We discussed corn, soybeans, and drought effects on world prices. We examined emerging economies, where food is a large component of the price index. We talked about how food spending drives the political constituencies in those countries. Bottom line: the geopolitical risk premium rises as food prices consume increasing amounts of household budgets.

The biggest take-away for me was the explanation that this decline in food production is likely to be a multi-year cycle. And this is not just one in one drought-stricken region of the world. The impact of food price increases is now global. Moreover, we have run down the inventory cushions.

Weather-induced price hikes are an exogenous shock, meaning that they are caused by factors from outside the system. Central bank monetary policy can do nothing about an outside shock. Central banks cannot grow corn. At a zero-bound policy interest rate, all the central bank can do is watch the price index climb above its targets. Any action it takes is likely to be counterproductive.

Governments often use fiscal policy to deal with food issues. Politicians act because they feel the heat from hungry constituents. In some cases, they implement food price controls that end up exacerbating shortages. In other cases there is turmoil in the streets, and it may lead to regime change, or at least the threat of regime change. But fiscal policy is constrained by large deficits in most OECD mature economies. Agree or not, we already see it being used as a subsidy in developing countries. The outcomes of fiscal response are questionable since they amount to a forced transfers payment.
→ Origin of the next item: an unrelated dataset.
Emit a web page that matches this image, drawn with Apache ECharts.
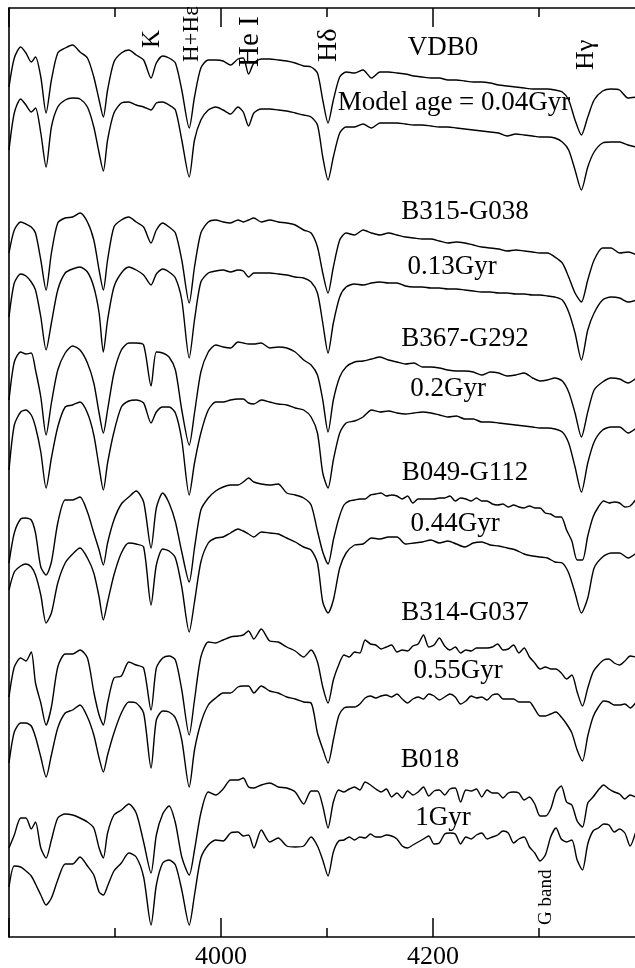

The bottom line for me is to take this food price shock seriously. It flows beyond grain itself and into animal and energy feed stocks. It affects the rearing of the four-legged critters and the ubiquitous poultry found around the world.

Household budgets are impacted at many levels. That causes consumer retrenchment in other spending streams. This developing food price spike piles on top of the energy shock that is also underway.

In response, Cumberland Advisors is maintaining a cash reserve in our US ETF accounts. We have ratcheted back our exposure to the consumer discretionary sector. We expect food and energy costs to negatively impact household budgets in the mature economies of the world. In the frontier and emerging and developing nations, we expect food and energy costs to restrict household budgets severely.

A personal note: I recall conversations several years ago with the chief economist of the Central Bank of Zambia. I met with him while planning the Global Interdependence Center conference at Victoria Falls in Livingstone. A number of sub-Saharan African nations participated in that conference.

He described to me how the economy of his country was maize-based. He said, “Here I am trying to advise the governor of my central bank about what interest rate he should use for monetary policy. Half of my price index is being driven by rising corn prices.” At the time, Washington’s ethanol subsidy policy was creating those rising corn prices. He looked at me hard and said, “What would you do if you had to advise my governor on central bank policy?” The question had no clear answer, and left both of us perplexed.

Today we confront a similar but even more extreme issue. Ethanol mandates still exist, although a political attack on them is gaining momentum in Washington. The outright subsidies stopped after billions were wasted by our Congress and presidents (Bush and Obama), but the mandate continues. Washington is still causing corn to burn in automobiles. Meanwhile, Washington’s politicians starve hundreds of millions of people in the developing world.

Dear reader, this makes no sense and never has to this writer. But the reason the destructive policy persists is clear to me. Our American political system is corrupted by money, including contributions to politicians who put themselves ahead of most constituents and ahead of the lives of people around the world.

The shock this time is not due to an extreme subsidy. Yes, the subsidy is still there in the mandate. But this time the shock is weather, and nobody can control the weather. We may debate if it is anthropogenic but, alas, we cannot control it.

We may have only begun to experience the food price shocks and to see the steeper prices flow through to the entire food apparatus. Some models that we discussed in Maine indicate that corn could exceed $10 a bushel in a spike.